• **Exercise details**:
Write out each entry again. Keep every word exactly as it is.

Rows from a dataset:
________

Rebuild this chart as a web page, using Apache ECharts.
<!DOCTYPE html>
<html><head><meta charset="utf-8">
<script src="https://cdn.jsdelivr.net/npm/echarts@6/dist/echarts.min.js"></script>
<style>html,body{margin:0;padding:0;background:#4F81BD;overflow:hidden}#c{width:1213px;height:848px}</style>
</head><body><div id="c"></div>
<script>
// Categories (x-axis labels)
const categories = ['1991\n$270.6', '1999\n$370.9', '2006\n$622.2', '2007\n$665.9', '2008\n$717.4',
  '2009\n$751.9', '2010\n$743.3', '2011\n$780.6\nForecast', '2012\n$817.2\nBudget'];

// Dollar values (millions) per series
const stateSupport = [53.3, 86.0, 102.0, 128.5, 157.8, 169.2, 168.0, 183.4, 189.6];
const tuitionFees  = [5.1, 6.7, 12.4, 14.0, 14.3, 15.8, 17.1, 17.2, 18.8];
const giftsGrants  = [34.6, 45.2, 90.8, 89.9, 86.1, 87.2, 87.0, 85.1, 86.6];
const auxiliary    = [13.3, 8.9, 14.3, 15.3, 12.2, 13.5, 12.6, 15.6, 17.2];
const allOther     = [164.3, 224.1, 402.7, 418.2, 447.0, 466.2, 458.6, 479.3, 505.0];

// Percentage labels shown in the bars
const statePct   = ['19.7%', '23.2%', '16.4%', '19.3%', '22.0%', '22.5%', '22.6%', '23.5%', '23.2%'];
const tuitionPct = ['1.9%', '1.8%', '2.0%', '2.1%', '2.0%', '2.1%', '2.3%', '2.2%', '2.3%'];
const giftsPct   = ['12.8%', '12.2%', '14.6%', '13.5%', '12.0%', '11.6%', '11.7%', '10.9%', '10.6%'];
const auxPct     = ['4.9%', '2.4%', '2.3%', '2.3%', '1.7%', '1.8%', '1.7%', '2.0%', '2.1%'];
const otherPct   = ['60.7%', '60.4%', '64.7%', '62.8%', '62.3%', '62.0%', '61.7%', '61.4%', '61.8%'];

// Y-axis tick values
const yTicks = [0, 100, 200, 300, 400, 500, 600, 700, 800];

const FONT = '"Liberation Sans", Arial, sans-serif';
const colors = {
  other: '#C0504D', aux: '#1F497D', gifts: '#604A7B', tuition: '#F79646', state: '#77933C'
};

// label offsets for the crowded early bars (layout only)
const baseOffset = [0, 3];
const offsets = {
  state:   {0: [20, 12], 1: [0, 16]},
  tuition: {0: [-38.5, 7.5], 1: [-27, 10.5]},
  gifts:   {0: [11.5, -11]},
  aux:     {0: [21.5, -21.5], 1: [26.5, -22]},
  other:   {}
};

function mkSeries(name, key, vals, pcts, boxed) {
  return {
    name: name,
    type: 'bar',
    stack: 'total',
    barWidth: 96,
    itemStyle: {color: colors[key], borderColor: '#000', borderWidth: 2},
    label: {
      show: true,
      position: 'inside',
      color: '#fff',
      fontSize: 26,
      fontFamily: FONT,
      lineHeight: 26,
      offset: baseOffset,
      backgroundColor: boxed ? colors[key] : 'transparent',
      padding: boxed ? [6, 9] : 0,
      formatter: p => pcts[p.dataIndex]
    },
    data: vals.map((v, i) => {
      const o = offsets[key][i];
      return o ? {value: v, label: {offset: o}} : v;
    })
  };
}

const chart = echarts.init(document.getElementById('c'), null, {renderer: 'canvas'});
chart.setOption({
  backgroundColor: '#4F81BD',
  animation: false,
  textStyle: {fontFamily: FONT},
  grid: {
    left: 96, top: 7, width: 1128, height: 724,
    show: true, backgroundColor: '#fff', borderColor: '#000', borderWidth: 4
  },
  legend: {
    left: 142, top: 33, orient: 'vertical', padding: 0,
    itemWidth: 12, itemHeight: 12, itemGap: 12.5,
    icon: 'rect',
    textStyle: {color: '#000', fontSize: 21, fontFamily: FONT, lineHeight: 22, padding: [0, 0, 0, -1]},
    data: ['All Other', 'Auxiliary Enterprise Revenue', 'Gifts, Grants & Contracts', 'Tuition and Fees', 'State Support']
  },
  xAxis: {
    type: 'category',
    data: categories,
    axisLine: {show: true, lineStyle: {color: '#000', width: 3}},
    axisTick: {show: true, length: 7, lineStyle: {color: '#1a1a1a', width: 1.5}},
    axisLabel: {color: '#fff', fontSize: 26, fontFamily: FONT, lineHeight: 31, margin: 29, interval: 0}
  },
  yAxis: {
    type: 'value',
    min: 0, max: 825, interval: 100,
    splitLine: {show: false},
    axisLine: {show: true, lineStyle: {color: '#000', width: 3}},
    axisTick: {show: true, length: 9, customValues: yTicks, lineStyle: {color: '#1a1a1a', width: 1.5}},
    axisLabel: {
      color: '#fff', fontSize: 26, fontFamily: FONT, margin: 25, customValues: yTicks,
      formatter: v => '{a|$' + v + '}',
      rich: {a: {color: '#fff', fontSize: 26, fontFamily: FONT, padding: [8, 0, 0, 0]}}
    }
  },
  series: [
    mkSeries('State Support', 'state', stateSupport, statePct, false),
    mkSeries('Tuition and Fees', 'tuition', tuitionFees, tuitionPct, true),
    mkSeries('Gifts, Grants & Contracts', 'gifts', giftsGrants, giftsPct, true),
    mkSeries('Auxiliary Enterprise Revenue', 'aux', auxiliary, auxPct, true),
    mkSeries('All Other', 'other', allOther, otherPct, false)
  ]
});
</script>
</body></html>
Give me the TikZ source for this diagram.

________

• **The completed task**:
Rebuild this chart as a web page, using Apache ECharts.
<!DOCTYPE html>
<html><head><meta charset="utf-8">
<script src="https://cdn.jsdelivr.net/npm/echarts@6/dist/echarts.min.js"></script>
<style>html,body{margin:0;padding:0;background:#4F81BD;overflow:hidden}#c{width:1213px;height:848px}</style>
</head><body><div id="c"></div>
<script>
// Categories (x-axis labels)
const categories = ['1991\n$270.6', '1999\n$370.9', '2006\n$622.2', '2007\n$665.9', '2008\n$717.4',
  '2009\n$751.9', '2010\n$743.3', '2011\n$780.6\nForecast', '2012\n$817.2\nBudget'];

// Dollar values (millions) per series
const stateSupport = [53.3, 86.0, 102.0, 128.5, 157.8, 169.2, 168.0, 183.4, 189.6];
const tuitionFees  = [5.1, 6.7, 12.4, 14.0, 14.3, 15.8, 17.1, 17.2, 18.8];
const giftsGrants  = [34.6, 45.2, 90.8, 89.9, 86.1, 87.2, 87.0, 85.1, 86.6];
const auxiliary    = [13.3, 8.9, 14.3, 15.3, 12.2, 13.5, 12.6, 15.6, 17.2];
const allOther     = [164.3, 224.1, 402.7, 418.2, 447.0, 466.2, 458.6, 479.3, 505.0];

// Percentage labels shown in the bars
const statePct   = ['19.7%', '23.2%', '16.4%', '19.3%', '22.0%', '22.5%', '22.6%', '23.5%', '23.2%'];
const tuitionPct = ['1.9%', '1.8%', '2.0%', '2.1%', '2.0%', '2.1%', '2.3%', '2.2%', '2.3%'];
const giftsPct   = ['12.8%', '12.2%', '14.6%', '13.5%', '12.0%', '11.6%', '11.7%', '10.9%', '10.6%'];
const auxPct     = ['4.9%', '2.4%', '2.3%', '2.3%', '1.7%', '1.8%', '1.7%', '2.0%', '2.1%'];
const otherPct   = ['60.7%', '60.4%', '64.7%', '62.8%', '62.3%', '62.0%', '61.7%', '61.4%', '61.8%'];

// Y-axis tick values
const yTicks = [0, 100, 200, 300, 400, 500, 600, 700, 800];

const FONT = '"Liberation Sans", Arial, sans-serif';
const colors = {
  other: '#C0504D', aux: '#1F497D', gifts: '#604A7B', tuition: '#F79646', state: '#77933C'
};

// label offsets for the crowded early bars (layout only)
const baseOffset = [0, 3];
const offsets = {
  state:   {0: [20, 12], 1: [0, 16]},
  tuition: {0: [-38.5, 7.5], 1: [-27, 10.5]},
  gifts:   {0: [11.5, -11]},
  aux:     {0: [21.5, -21.5], 1: [26.5, -22]},
  other:   {}
};

function mkSeries(name, key, vals, pcts, boxed) {
  return {
    name: name,
    type: 'bar',
    stack: 'total',
    barWidth: 96,
    itemStyle: {color: colors[key], borderColor: '#000', borderWidth: 2},
    label: {
      show: true,
      position: 'inside',
      color: '#fff',
      fontSize: 26,
      fontFamily: FONT,
      lineHeight: 26,
      offset: baseOffset,
      backgroundColor: boxed ? colors[key] : 'transparent',
      padding: boxed ? [6, 9] : 0,
      formatter: p => pcts[p.dataIndex]
    },
    data: vals.map((v, i) => {
      const o = offsets[key][i];
      return o ? {value: v, label: {offset: o}} : v;
    })
  };
}

const chart = echarts.init(document.getElementById('c'), null, {renderer: 'canvas'});
chart.setOption({
  backgroundColor: '#4F81BD',
  animation: false,
  textStyle: {fontFamily: FONT},
  grid: {
    left: 96, top: 7, width: 1128, height: 724,
    show: true, backgroundColor: '#fff', borderColor: '#000', borderWidth: 4
  },
  legend: {
    left: 142, top: 33, orient: 'vertical', padding: 0,
    itemWidth: 12, itemHeight: 12, itemGap: 12.5,
    icon: 'rect',
    textStyle: {color: '#000', fontSize: 21, fontFamily: FONT, lineHeight: 22, padding: [0, 0, 0, -1]},
    data: ['All Other', 'Auxiliary Enterprise Revenue', 'Gifts, Grants & Contracts', 'Tuition and Fees', 'State Support']
  },
  xAxis: {
    type: 'category',
    data: categories,
    axisLine: {show: true, lineStyle: {color: '#000', width: 3}},
    axisTick: {show: true, length: 7, lineStyle: {color: '#1a1a1a', width: 1.5}},
    axisLabel: {color: '#fff', fontSize: 26, fontFamily: FONT, lineHeight: 31, margin: 29, interval: 0}
  },
  yAxis: {
    type: 'value',
    min: 0, max: 825, interval: 100,
    splitLine: {show: false},
    axisLine: {show: true, lineStyle: {color: '#000', width: 3}},
    axisTick: {show: true, length: 9, customValues: yTicks, lineStyle: {color: '#1a1a1a', width: 1.5}},
    axisLabel: {
      color: '#fff', fontSize: 26, fontFamily: FONT, margin: 25, customValues: yTicks,
      formatter: v => '{a|$' + v + '}',
      rich: {a: {color: '#fff', fontSize: 26, fontFamily: FONT, padding: [8, 0, 0, 0]}}
    }
  },
  series: [
    mkSeries('State Support', 'state', stateSupport, statePct, false),
    mkSeries('Tuition and Fees', 'tuition', tuitionFees, tuitionPct, true),
    mkSeries('Gifts, Grants & Contracts', 'gifts', giftsGrants, giftsPct, true),
    mkSeries('Auxiliary Enterprise Revenue', 'aux', auxiliary, auxPct, true),
    mkSeries('All Other', 'other', allOther, otherPct, false)
  ]
});
</script>
</body></html>
Give me the TikZ source for this diagram.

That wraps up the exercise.